Thursday, October 2, 2014

How being a mom changed me as a supervisor

It's true what they say, "everything changes when you have a baby."  I foolishly thought that it just pertained to my personal life (including my sleep schedule) but now, 8 weeks into this ball game, I can clearly see that much (okay, all) of my life has changed, including my professional outlook.

Suddenly, it can wait.  Those little tasks that I would break my back to get done before leaving after an 11 day can wait, they will be on my desk and in my inbox when I return the next day.  I've learned to know the difference between an emergency and "it can wait."  Because as you know, babies don't keep.  My daughter will only be 7 weeks old once and I don't want to miss a moment with her because I'm fretting over something minuscule at the office.  I will never get these moments, these days back again.  She and I will never experience another October 2nd, 2014 again.  And I've realized my staff is feeling the same way about their families.

My biggest change perhaps has been in my relationships with staff.  I am more respectful of their time and what I'm asking of their time and their energy.  There are only 24 hours in the day and I am already responsible for 8 of them.  I see them with a new lens that I hadn't previously been privy to, the lens of a mother.  I see that these women are all someone important in the lives of their family members.  Almost all of my team members are mothers but beyond that, they are sisters, daughters, grandmothers, wives, girlfriends, best friends, etc.  They put on their teacher hat when they come to the building but when they leave, they switch their focus back to their other roles.  I truly believe that teachers are always wearing their teacher hats, even when they've left the classroom both for the day and for career advancement. Further, we don't take off our mom hats but rather channel our energies in other ways. I find that I now see those relationships as the most important aspect of my role as a supervisor.

I spend more time focusing on conversations with staff than on paperwork.  I want to know what's going on in their lives and how it's impacting their work and how I can support them so that when they're at the center, they are there physically, mentally, and emotionally.

I also have less time for BS.  There is no room for it, quite honestly, as I am trying to get all of my work done so I can walk out of the door with my daughter on time.  There can be no drama, no wandering of the mind... I am on-task and focused the entire time I am in the office and I find that to be motivating.  I may not get as much paper pushed around in a week, but I know I'm making a difference in the lives of children, families, and my staff.

Cheers to Friday & the weekend ahead!
Ms. DanL

Wednesday, April 16, 2014

Comparing teachers

When we compare teachers to each other instead of to themselves, we not only create an undesired parallel process, we diminish the growth of teachers.  (That's a DanL original, folks.)

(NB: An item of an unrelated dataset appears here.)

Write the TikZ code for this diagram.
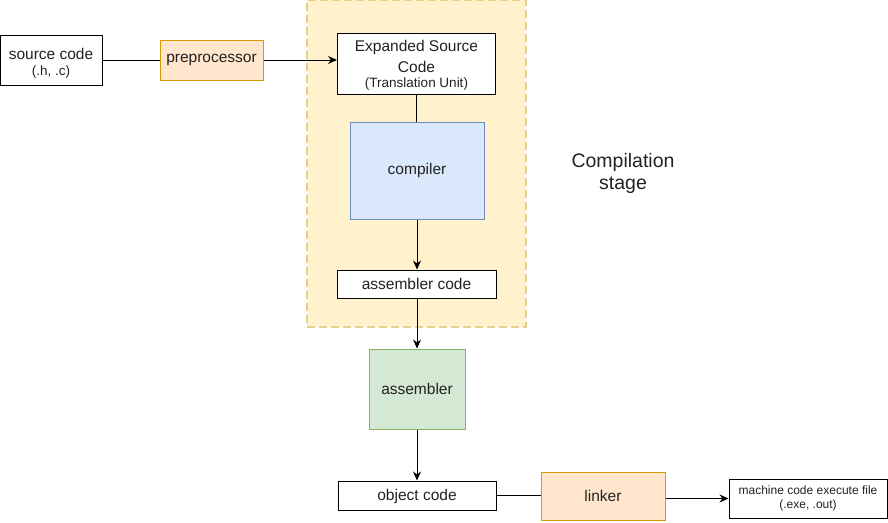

I met with my preschool team today for our continuity of relationships study and we wound up on the topic about classroom observations and the feedback they receive. This is a team that has had many (many, many, many) observers this program year, including some program staff and some outside agencies (like Teach for America or CLASS).  Both teachers mentioned how frustrating it is to hear how good they are.  I wanted to hug them both in that moment.  We reflected on why people might tell them they're doing well.  They were both able to see that from the outside looking in, it looks good:  they have a good system of working together to manage the classroom.  What those outsiders don't see is the stress, the worry, the anticipation.  We also spoke about how perhaps they are not the "squeakiest wheel" so to speak and they are not seen as needing foundational support, they are viewed as competent.  Which is good, but also frustrating!  

Be that as it may, we talked a bit about not comparing ourselves to others but to the teachers we were yesterday.  We spoke about reflecting on our actions and interactions with children and families.  I have agreed to spend more time video recording in the classroom and facilitating more reflective sessions with the teaching team.  They both wanted just feedback/suggestions but I reminded them that they are their own toughest critique and viewing the video together would allow all of us to be together and look at that moment again with our reflective lens and build ideas together.  I don't think that ME giving suggestions without that reflective piece would be as valuable. I'm so excited to see how this goes!

Side note:  A 7:00am team meeting was WAY better than a 6:00pm meeting.  Like WHOA.  Coffee in hand, I know my brain was far sharper and more alert than it is when we meet at night, when all I can think about is going home and crashing.  I'm interested to pursue this model with other teams who might be willing (I have three classroom teaching teams with whom I plan to meet).

yep, this is true...I want to be joyful always! So true...comparison with others creates a lot of jealousy...and we could use a lot less of that.